Controlling costs and adding services on routes with growing demand were behind the reasons to TS Lines’ 170% year-on-year increase in profits, according to the intra-Asia carrier’s chairman Chen Te-sheng.
The Taiwanese operator has reported profits of TW$650 million (US$21.49 million), achieved by responding to challenging conditions, caused by Covid-19, that the company withdrew from the US trades and concentrated on operating intra-Asian and Asia-Australia routes. Chen said the company further reduced costs by redelivering chartered vessels that were deployed on withdrawn services.
The leased fleet increased the flexibility of the company’s operations. While owning a certain percentage of newly-built own ships, with high fuel efficiency, allows the company to reduce costs further.
Chen said that there is a silver lining in the pandemic, as oil prices collapsed to an 18-year low, resulting in low-sulphur fuel oil becoming cheaper. This meant compliance with the International Maritime Organization’s emissions cap was more affordable.
“Oil prices fell sharply in March. As the fuel surcharge was calculated based on the oil price of the previous quarter, when our actual bunker costs fell, the company's profit increased,” explained Chen.
Cargoes to and from India and the Philippines declined, during the Q2, but TS Lines added services to Thailand and Vietnam, where cargo demand remained strong. Consequently, the carrier’s operating profit for Q2 2020 is forecast to be TW$700 million (US$23.63 million).
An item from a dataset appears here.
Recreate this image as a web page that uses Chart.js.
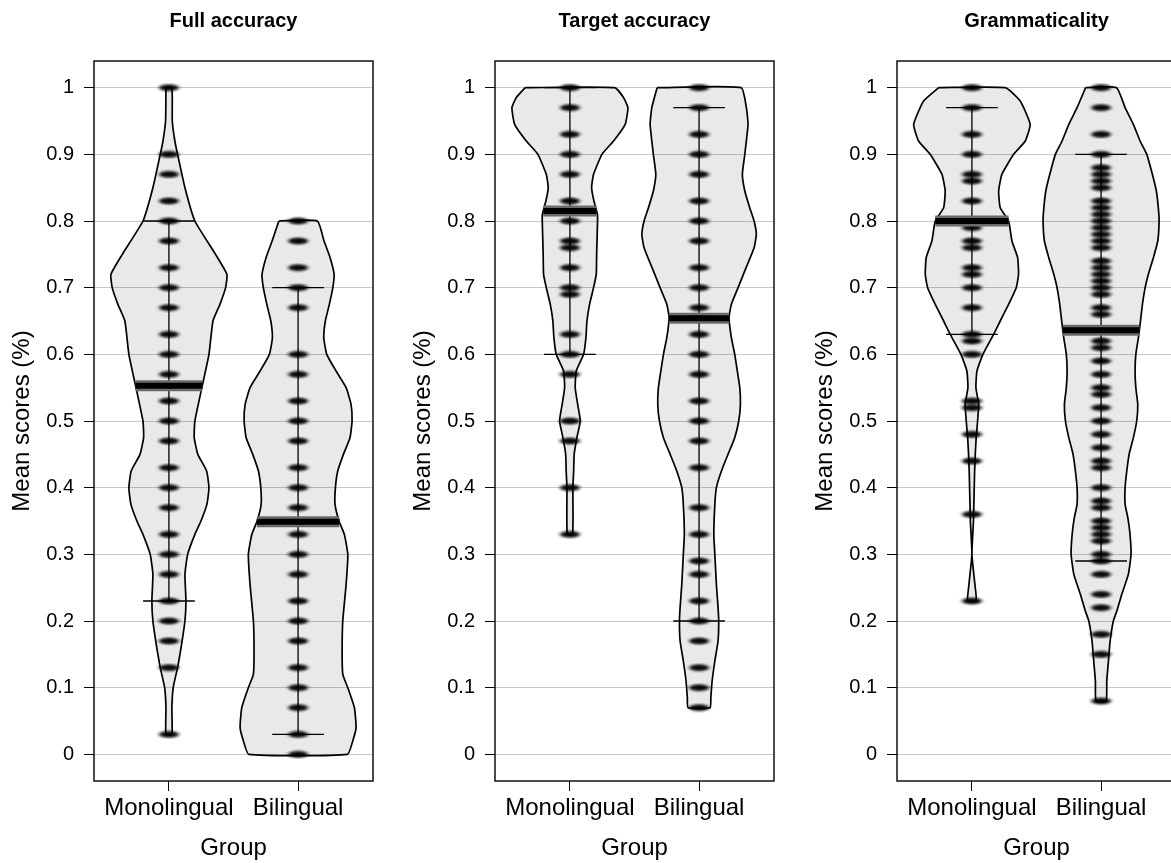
<!DOCTYPE html>
<html>
<head>
<meta charset="utf-8">
<title>Mean scores by group</title>
<script src="https://cdn.jsdelivr.net/npm/chart.js@4.4.1/dist/chart.umd.min.js"></script>
<style>
  html, body { margin: 0; padding: 0; background: #fff; overflow: hidden; }
  #wrap { position: relative; width: 1171px; height: 863px; overflow: hidden; }
  canvas { position: absolute; top: 0; }
</style>
</head>
<body>
<div id="wrap">
  <canvas id="full" width="380" height="863" style="left:0px"></canvas>
  <canvas id="target" width="380" height="863" style="left:401px"></canvas>
  <canvas id="gram" width="380" height="863" style="left:803px"></canvas>
</div>
<script>
const groups = ['Monolingual', 'Bilingual'];
const yTicks = [0, 0.1, 0.2, 0.3, 0.4, 0.5, 0.6, 0.7, 0.8, 0.9, 1];

// bean outlines: score levels (top to bottom) and half-widths in group-axis units
const fullMonoY = [1.0, 0.95, 0.92, 0.9, 0.85, 0.8, 0.75, 0.72, 0.7, 0.675, 0.65, 0.6, 0.55, 0.5, 0.475, 0.45, 0.425, 0.4, 0.375, 0.35, 0.33, 0.3, 0.27, 0.23, 0.2, 0.165, 0.13, 0.1, 0.07, 0.03];
const fullMonoW = [0.023, 0.026, 0.046, 0.067, 0.124, 0.201, 0.361, 0.449, 0.439, 0.395, 0.341, 0.310, 0.255, 0.201, 0.196, 0.224, 0.292, 0.310, 0.294, 0.248, 0.201, 0.145, 0.124, 0.132, 0.124, 0.098, 0.067, 0.033, 0.023, 0.023];
const fullBiY = [0.8, 0.77, 0.745, 0.72, 0.7, 0.675, 0.65, 0.625, 0.6, 0.575, 0.55, 0.525, 0.5, 0.475, 0.45, 0.425, 0.4, 0.375, 0.35, 0.33, 0.3, 0.255, 0.2, 0.155, 0.12, 0.1, 0.07, 0.04, 0.02, 0.0];
const fullBiW = [0.149, 0.201, 0.248, 0.279, 0.269, 0.242, 0.211, 0.199, 0.222, 0.294, 0.372, 0.410, 0.418, 0.402, 0.351, 0.307, 0.289, 0.286, 0.317, 0.358, 0.385, 0.372, 0.346, 0.341, 0.346, 0.385, 0.436, 0.449, 0.423, 0.382];

const targetMonoY = [1.0, 0.985, 0.97, 0.945, 0.92, 0.9, 0.87, 0.85, 0.83, 0.81, 0.8, 0.75, 0.72, 0.7, 0.675, 0.65, 0.625, 0.6, 0.575, 0.55, 0.525, 0.5, 0.475, 0.45, 0.425, 0.4, 0.33];
const targetMonoW = [0.346, 0.416, 0.449, 0.428, 0.338, 0.248, 0.183, 0.168, 0.186, 0.213, 0.214, 0.207, 0.204, 0.183, 0.152, 0.132, 0.124, 0.106, 0.049, 0.041, 0.060, 0.080, 0.054, 0.033, 0.029, 0.023, 0.021];
const targetBiY = [1.0, 0.97, 0.945, 0.9, 0.87, 0.845, 0.82, 0.8, 0.78, 0.76, 0.73, 0.7, 0.675, 0.655, 0.625, 0.6, 0.575, 0.55, 0.525, 0.5, 0.475, 0.45, 0.425, 0.4, 0.375, 0.33, 0.3, 0.255, 0.22, 0.2, 0.17, 0.14, 0.11, 0.085, 0.07];
const targetBiW = [0.325, 0.366, 0.379, 0.354, 0.335, 0.354, 0.392, 0.426, 0.443, 0.426, 0.364, 0.302, 0.250, 0.232, 0.250, 0.276, 0.296, 0.315, 0.320, 0.307, 0.276, 0.224, 0.173, 0.134, 0.122, 0.114, 0.122, 0.134, 0.147, 0.152, 0.147, 0.122, 0.101, 0.091, 0.085];

const gramMonoY = [1.0, 0.98, 0.945, 0.92, 0.9, 0.87, 0.845, 0.82, 0.8, 0.77, 0.745, 0.72, 0.7, 0.675, 0.65, 0.63, 0.6, 0.575, 0.55, 0.525, 0.5, 0.475, 0.45, 0.425, 0.4, 0.375, 0.35, 0.3, 0.255, 0.23];
const gramMonoW = [0.258, 0.374, 0.451, 0.413, 0.323, 0.232, 0.207, 0.219, 0.284, 0.310, 0.354, 0.361, 0.343, 0.284, 0.219, 0.168, 0.085, 0.039, 0.031, 0.052, 0.044, 0.033, 0.026, 0.021, 0.018, 0.015, 0.012, 0.0, 0.023, 0.033];
const gramBiY = [1.0, 0.97, 0.945, 0.92, 0.9, 0.87, 0.845, 0.82, 0.8, 0.77, 0.745, 0.72, 0.7, 0.675, 0.645, 0.625, 0.6, 0.575, 0.55, 0.525, 0.5, 0.475, 0.45, 0.425, 0.4, 0.375, 0.355, 0.33, 0.3, 0.27, 0.24, 0.215, 0.2, 0.17, 0.14, 0.11, 0.08];
const gramBiW = [0.120, 0.186, 0.250, 0.302, 0.354, 0.397, 0.428, 0.443, 0.449, 0.439, 0.405, 0.366, 0.341, 0.320, 0.302, 0.289, 0.269, 0.263, 0.269, 0.284, 0.276, 0.250, 0.217, 0.199, 0.186, 0.186, 0.207, 0.224, 0.232, 0.211, 0.160, 0.122, 0.095, 0.070, 0.057, 0.044, 0.039];

// observed score levels per group
const fullMonoScores = [1, 0.9, 0.87, 0.83, 0.8, 0.77, 0.73, 0.7, 0.67, 0.63, 0.6, 0.57, 0.53, 0.5, 0.47, 0.43, 0.4, 0.37, 0.33, 0.3, 0.27, 0.23, 0.2, 0.17, 0.13, 0.03];
const fullBiScores = [0.8, 0.77, 0.73, 0.7, 0.67, 0.6, 0.57, 0.53, 0.5, 0.47, 0.43, 0.4, 0.37, 0.33, 0.3, 0.27, 0.23, 0.2, 0.17, 0.13, 0.1, 0.07, 0.03, 0];
const targetMonoScores = [1, 0.97, 0.93, 0.9, 0.87, 0.83, 0.8, 0.77, 0.76, 0.73, 0.7, 0.69, 0.63, 0.6, 0.57, 0.5, 0.47, 0.4, 0.33];
const targetBiScores = [1, 0.97, 0.93, 0.9, 0.87, 0.83, 0.8, 0.77, 0.73, 0.7, 0.67, 0.63, 0.6, 0.57, 0.53, 0.5, 0.47, 0.43, 0.37, 0.33, 0.29, 0.27, 0.23, 0.2, 0.17, 0.13, 0.1, 0.07];
const gramMonoScores = [1, 0.97, 0.93, 0.9, 0.87, 0.86, 0.83, 0.8, 0.79, 0.77, 0.76, 0.73, 0.72, 0.7, 0.67, 0.63, 0.62, 0.6, 0.53, 0.52, 0.48, 0.44, 0.36, 0.23];
const gramBiScores = [1, 0.97, 0.93, 0.9, 0.88, 0.87, 0.86, 0.85, 0.83, 0.82, 0.81, 0.8, 0.79, 0.78, 0.77, 0.76, 0.74, 0.73, 0.72, 0.71, 0.7, 0.69, 0.67, 0.66, 0.62, 0.61, 0.59, 0.57, 0.55, 0.54, 0.52, 0.5, 0.48, 0.46, 0.44, 0.43, 0.4, 0.38, 0.37, 0.35, 0.34, 0.33, 0.32, 0.3, 0.29, 0.27, 0.24, 0.22, 0.18, 0.15, 0.08];

// group means and interval (low, high)
const fullMeans = [0.553, 0.349];
const targetMeans = [0.815, 0.654];
const gramMeans = [0.80, 0.636];
const fullBands = [[0.23, 0.80], [0.03, 0.70]];
const targetBands = [[0.60, 1.0], [0.20, 0.97]];
const gramBands = [[0.63, 0.97], [0.29, 0.90]];

Chart.defaults.font.family = '"Liberation Sans", Arial, Helvetica, sans-serif';
Chart.defaults.color = '#000';

// soft horizontal smear used for each score level
const blob = document.createElement('canvas');
blob.width = 30;
blob.height = 10;
(function () {
  const b = blob.getContext('2d');
  b.filter = 'blur(0.8px)';
  b.fillStyle = 'rgba(0,0,0,0.35)';
  b.beginPath();
  b.ellipse(15, 5, 12, 3.4, 0, 0, Math.PI * 2);
  b.fill();
  b.fillStyle = 'rgba(0,0,0,0.95)';
  b.beginPath();
  b.ellipse(15, 5, 9, 3, 0, 0, Math.PI * 2);
  b.fill();
})();

function halfWidthAt(ys, ws, v) {
  for (let i = 0; i < ys.length - 1; i++) {
    if (v <= ys[i] && v >= ys[i + 1]) {
      const t = (ys[i] - v) / (ys[i] - ys[i + 1]);
      return ws[i] + t * (ws[i + 1] - ws[i]);
    }
  }
  return 0;
}

function beanDatasets(pos, ys, ws, scores, mean, band) {
  const outline = ys.map((y, i) => ({ x: pos - ws[i], y }))
    .concat(ys.map((y, i) => ({ x: pos + ws[i], y })).reverse());
  outline.push(outline[0]);
  const mw = halfWidthAt(ys, ws, mean);
  const cap = 0.2;
  return [
    { type: 'line', data: outline, fill: 'shape', backgroundColor: 'rgba(0,0,0,0.085)',
      borderColor: '#000', borderWidth: 1.7, tension: 0.15, pointRadius: 0, order: 5 },
    { type: 'line', data: [
        { x: pos - cap, y: band[0] }, { x: pos + cap, y: band[0] }, { x: pos, y: null },
        { x: pos, y: band[0] }, { x: pos, y: band[1] }, { x: pos, y: null },
        { x: pos - cap, y: band[1] }, { x: pos + cap, y: band[1] }],
      borderColor: '#000', borderWidth: 1.3, pointRadius: 0, spanGaps: false, fill: false, order: 4 },
    { type: 'scatter', data: scores.map(s => ({ x: pos, y: s })), pointStyle: blob, pointRadius: 5, order: 3 },
    { type: 'line', data: [{ x: pos - mw, y: mean }, { x: pos + mw, y: mean }],
      borderColor: '#6a6a6a', borderWidth: 11, pointRadius: 0, fill: false, order: 2 },
    { type: 'line', data: [{ x: pos - mw, y: mean }, { x: pos + mw, y: mean }],
      borderColor: '#000', borderWidth: 6, pointRadius: 0, fill: false, order: 1 }
  ];
}

// box around the plot region plus the panel heading
const panelFrame = {
  id: 'panelFrame',
  afterDatasetsDraw(chart, args, opts) {
    const { ctx, chartArea: a } = chart;
    ctx.save();
    ctx.lineWidth = 1.5;
    ctx.strokeStyle = '#111';
    ctx.strokeRect(a.left, a.top, a.right - a.left, a.bottom - a.top);
    ctx.font = 'bold 20px "Liberation Sans", Arial, sans-serif';
    ctx.fillStyle = '#000';
    ctx.textAlign = 'center';
    ctx.textBaseline = 'middle';
    ctx.fillText(opts.text, (a.left + a.right) / 2, 21);
    ctx.restore();
  }
};

function makePanel(id, title, beans) {
  const datasets = [];
  beans.forEach((b, i) => datasets.push(...beanDatasets(i + 1, b[0], b[1], b[2], b[3], b[4])));
  return new Chart(document.getElementById(id), {
    type: 'line',
    data: { datasets },
    options: {
      responsive: false,
      animation: false,
      events: [],
      layout: { padding: { top: 61, right: 7, bottom: 0, left: 0 } },
      plugins: {
        legend: { display: false },
        tooltip: { enabled: false },
        panelFrame: { text: title }
      },
      scales: {
        x: {
          type: 'linear', min: 0.42, max: 2.58,
          afterBuildTicks: s => { s.ticks = groups.map((g, i) => ({ value: i + 1 })); },
          afterFit: s => { s.height = 82; },
          ticks: { autoSkip: false, maxRotation: 0, minRotation: 0, padding: 3,
                   font: { size: 24 }, callback: v => groups[v - 1] },
          grid: { drawOnChartArea: false, color: '#000', tickLength: 10 },
          border: { display: false },
          title: { display: true, text: 'Group', font: { size: 24, lineHeight: 1 },
                   padding: { top: 0, bottom: 3 } }
        },
        y: {
          min: -0.04, max: 1.04,
          afterBuildTicks: s => { s.ticks = yTicks.map(v => ({ value: v })); },
          afterFit: s => { s.width = 94; },
          ticks: { padding: 10, font: { size: 20 }, callback: v => String(Math.round(v * 10) / 10) },
          grid: { color: '#c8c8c8', tickColor: '#000', tickLength: 10 },
          border: { display: false },
          title: { display: true, text: 'Mean scores (%)', font: { size: 24, lineHeight: 1 },
                   padding: { top: 10, bottom: 0 } }
        }
      }
    },
    plugins: [panelFrame]
  });
}

makePanel('full', 'Full accuracy', [
  [fullMonoY, fullMonoW, fullMonoScores, fullMeans[0], fullBands[0]],
  [fullBiY, fullBiW, fullBiScores, fullMeans[1], fullBands[1]]
]);
makePanel('target', 'Target accuracy', [
  [targetMonoY, targetMonoW, targetMonoScores, targetMeans[0], targetBands[0]],
  [targetBiY, targetBiW, targetBiScores, targetMeans[1], targetBands[1]]
]);
makePanel('gram', 'Grammaticality', [
  [gramMonoY, gramMonoW, gramMonoScores, gramMeans[0], gramBands[0]],
  [gramBiY, gramBiW, gramBiScores, gramMeans[1], gramBands[1]]
]);
</script>
</body>
</html>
Chen said, “We’ll continue to acquire vessels and commission newbuildings. Three years ago, we aimed to own five vessels. At the time, we operated 36 vessels. Today, we’re operating 46 ships, including 12 owned vessels. Another three are under construction. Today’s newbuildings are fuel-efficient, but it takes two years for a vessel to be built. If there are suitable pre-owned ships in the market, we’ll consider second-hand purchases.”